Statisticians would have to thumb back to the 2015 Singapore Grand Prix, 31 races ago, to find the last time Mercedes had no car on the front row.

“The first run was not really tidy, so I left it to the end, and I improved some time in the last sector,” said Vettel, who had to wait before confirmation came over the radio that Mercedes were beaten.

“I immediately opened the radio ‘tell me about the others, tell me about the others!’,” he said. “When I got the message we got it I was over the moon. The car was phenomenal this afternoon.”

Bottas was fastest in the first two phases of qualifying, with the choice of tyres coming into play, and those who had suspected the champions were hiding their pace in practice appeared to be justified.

But that too was a false dawn, with glum looks and shaking heads in the Mercedes garage as the reality of the situation emerged.

“I just wasn’t quick enough today, it was all in the last sector... so there’s some work to do,” said Hamilton, who had racked up six poles in a row before Bottas took his career first in Bahrain two weeks ago.

“Ferrari are quickest in qualifying and generally in race trim, so it will be interesting to see where we stand tomorrow,” added the Briton.

Bottas, who has yet to win a grand prix and joined from Williams in January, recognised Mercedes had expected far more from a circuit where they have led every lap since the race first appeared on the calendar in 2014.

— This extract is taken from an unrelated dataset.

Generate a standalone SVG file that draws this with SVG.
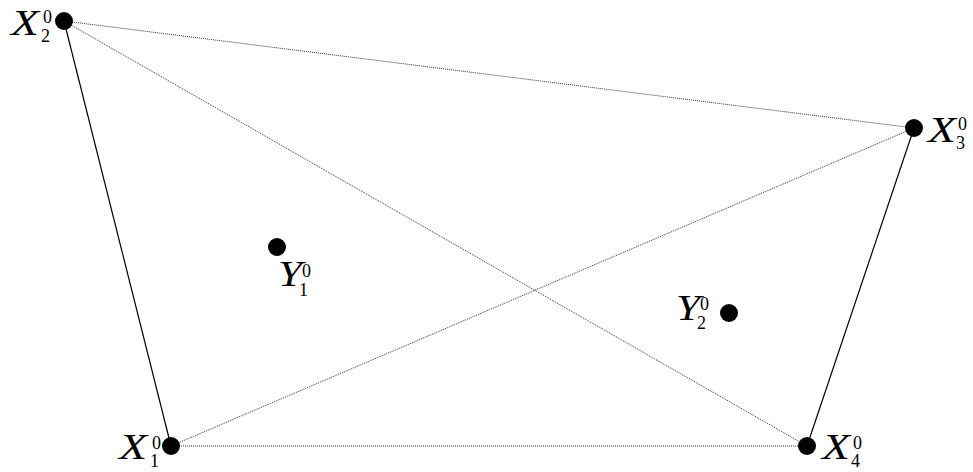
<svg xmlns="http://www.w3.org/2000/svg" width="973" height="472" viewBox="0 0 973 472">
<style>
.solid{stroke:#000;stroke-width:1.2;fill:none}
.dot{stroke:#333;stroke-width:1;stroke-dasharray:1 1;fill:none}
.pt{fill:#000}
text{font-family:'Liberation Serif','Times New Roman',serif;fill:#000}
.v{font-style:italic;font-size:35px}
.s{font-size:18px}
</style>
<rect width="973" height="472" fill="#fff"/>
<g id="connectors">
<line class="solid" x1="64" y1="21" x2="171" y2="446"/>
<line class="solid" x1="914" y1="128" x2="807" y2="446"/>
<line class="dot" x1="64" y1="21" x2="914" y2="128"/>
<line class="dot" x1="64" y1="21" x2="807" y2="446"/>
<line class="dot" x1="171" y1="446" x2="914" y2="128"/>
<line class="dot" x1="171" y1="446" x2="807" y2="446"/>
</g>
<g id="X2"><circle class="pt" cx="64" cy="21" r="9"/><text class="v" x="11" y="35" textLength="28" lengthAdjust="spacingAndGlyphs">X</text><text class="s" x="43" y="23">0</text><text class="s" x="41" y="42">2</text></g>
<g id="X3"><circle class="pt" cx="914" cy="128" r="9"/><text class="v" x="928" y="142" textLength="28" lengthAdjust="spacingAndGlyphs">X</text><text class="s" x="958" y="130">0</text><text class="s" x="956" y="149">3</text></g>
<g id="Y1"><circle class="pt" cx="277" cy="247" r="9"/><text class="v" x="278" y="286" textLength="24" lengthAdjust="spacingAndGlyphs">Y</text><text class="s" x="302" y="277">0</text><text class="s" x="299" y="296">1</text></g>
<g id="Y2"><circle class="pt" cx="729" cy="313" r="9"/><text class="v" x="676" y="320" textLength="24" lengthAdjust="spacingAndGlyphs">Y</text><text class="s" x="700" y="310">0</text><text class="s" x="697" y="329">2</text></g>
<g id="X1"><circle class="pt" cx="171" cy="446" r="9"/><text class="v" x="119" y="459" textLength="28" lengthAdjust="spacingAndGlyphs">X</text><text class="s" x="152" y="449">0</text><text class="s" x="150" y="467">1</text></g>
<g id="X4"><circle class="pt" cx="807" cy="446" r="9"/><text class="v" x="822" y="459" textLength="28" lengthAdjust="spacingAndGlyphs">X</text><text class="s" x="853" y="449">0</text><text class="s" x="851" y="467">4</text></g>
</svg>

“For sure they have a very good car and we are struggling to compete with them,” he said of Ferrari.

“Personally, and as a team, coming into this weekend probably we were thinking that it’s going to be better than Bahrain. So far it’s turned out to be not so good and Ferrari seems to be doing something better here than us.

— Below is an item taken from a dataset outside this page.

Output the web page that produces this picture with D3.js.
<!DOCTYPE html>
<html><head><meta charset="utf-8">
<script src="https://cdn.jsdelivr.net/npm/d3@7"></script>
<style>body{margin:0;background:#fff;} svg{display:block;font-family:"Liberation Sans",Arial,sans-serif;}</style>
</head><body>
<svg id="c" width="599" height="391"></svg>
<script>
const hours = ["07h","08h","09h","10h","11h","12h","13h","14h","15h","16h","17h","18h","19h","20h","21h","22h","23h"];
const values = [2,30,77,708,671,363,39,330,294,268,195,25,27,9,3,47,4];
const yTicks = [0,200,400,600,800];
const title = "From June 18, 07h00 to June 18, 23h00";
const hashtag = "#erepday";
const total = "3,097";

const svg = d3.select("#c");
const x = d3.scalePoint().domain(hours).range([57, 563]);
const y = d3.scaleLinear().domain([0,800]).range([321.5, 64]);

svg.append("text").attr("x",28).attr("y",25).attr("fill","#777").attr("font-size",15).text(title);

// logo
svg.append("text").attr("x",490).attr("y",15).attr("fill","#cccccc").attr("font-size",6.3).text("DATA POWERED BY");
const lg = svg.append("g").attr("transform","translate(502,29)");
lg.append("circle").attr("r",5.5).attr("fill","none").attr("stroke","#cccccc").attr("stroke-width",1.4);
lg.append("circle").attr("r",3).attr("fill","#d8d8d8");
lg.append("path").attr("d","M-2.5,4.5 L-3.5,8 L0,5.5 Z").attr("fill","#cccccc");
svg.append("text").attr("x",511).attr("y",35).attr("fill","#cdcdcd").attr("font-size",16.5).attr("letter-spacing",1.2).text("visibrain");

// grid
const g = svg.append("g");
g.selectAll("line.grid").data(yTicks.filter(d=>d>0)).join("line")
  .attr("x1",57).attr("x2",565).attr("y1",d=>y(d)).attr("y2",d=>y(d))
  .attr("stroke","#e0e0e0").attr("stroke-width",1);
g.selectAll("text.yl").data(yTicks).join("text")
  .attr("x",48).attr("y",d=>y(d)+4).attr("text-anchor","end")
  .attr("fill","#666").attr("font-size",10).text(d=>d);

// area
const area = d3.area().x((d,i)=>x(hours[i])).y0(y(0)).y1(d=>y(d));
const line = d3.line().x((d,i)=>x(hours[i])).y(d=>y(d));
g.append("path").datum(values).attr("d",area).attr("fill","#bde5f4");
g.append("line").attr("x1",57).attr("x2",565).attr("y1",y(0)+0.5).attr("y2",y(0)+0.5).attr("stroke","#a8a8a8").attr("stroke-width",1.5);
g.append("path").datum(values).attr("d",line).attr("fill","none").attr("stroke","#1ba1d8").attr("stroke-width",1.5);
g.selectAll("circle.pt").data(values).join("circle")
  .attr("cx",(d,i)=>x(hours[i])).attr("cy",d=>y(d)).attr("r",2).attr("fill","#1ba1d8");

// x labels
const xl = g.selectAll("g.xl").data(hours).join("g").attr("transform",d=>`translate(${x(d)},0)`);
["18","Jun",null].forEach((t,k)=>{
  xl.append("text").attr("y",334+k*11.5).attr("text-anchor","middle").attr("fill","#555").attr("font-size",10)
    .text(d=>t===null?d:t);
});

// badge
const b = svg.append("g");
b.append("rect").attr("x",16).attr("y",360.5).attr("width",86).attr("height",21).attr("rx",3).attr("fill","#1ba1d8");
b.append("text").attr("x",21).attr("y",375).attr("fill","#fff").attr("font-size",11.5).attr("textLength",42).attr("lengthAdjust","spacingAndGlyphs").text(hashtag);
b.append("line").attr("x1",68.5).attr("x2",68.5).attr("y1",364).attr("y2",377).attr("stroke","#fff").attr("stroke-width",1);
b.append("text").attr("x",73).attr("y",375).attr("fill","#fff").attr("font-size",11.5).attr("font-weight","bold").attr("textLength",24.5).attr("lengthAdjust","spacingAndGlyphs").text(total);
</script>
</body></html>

“So for sure it’s disappointing for us not to be on pole,” added the Finn.

Australian Daniel Ricciardo qualified fifth with Massa sixth and between the two Red Bulls with Max Verstappen behind in seventh.

Renault, who have struggled to score points, again had a car in the top 10 on the grid with Germany's Nico Hulkenberg qualifying eighth.

Hulkenberg’s British team mate Jolyon Palmer compounded a miserable day, after an overnight chassis change and then a replacement engine, by crashing out of the first phase.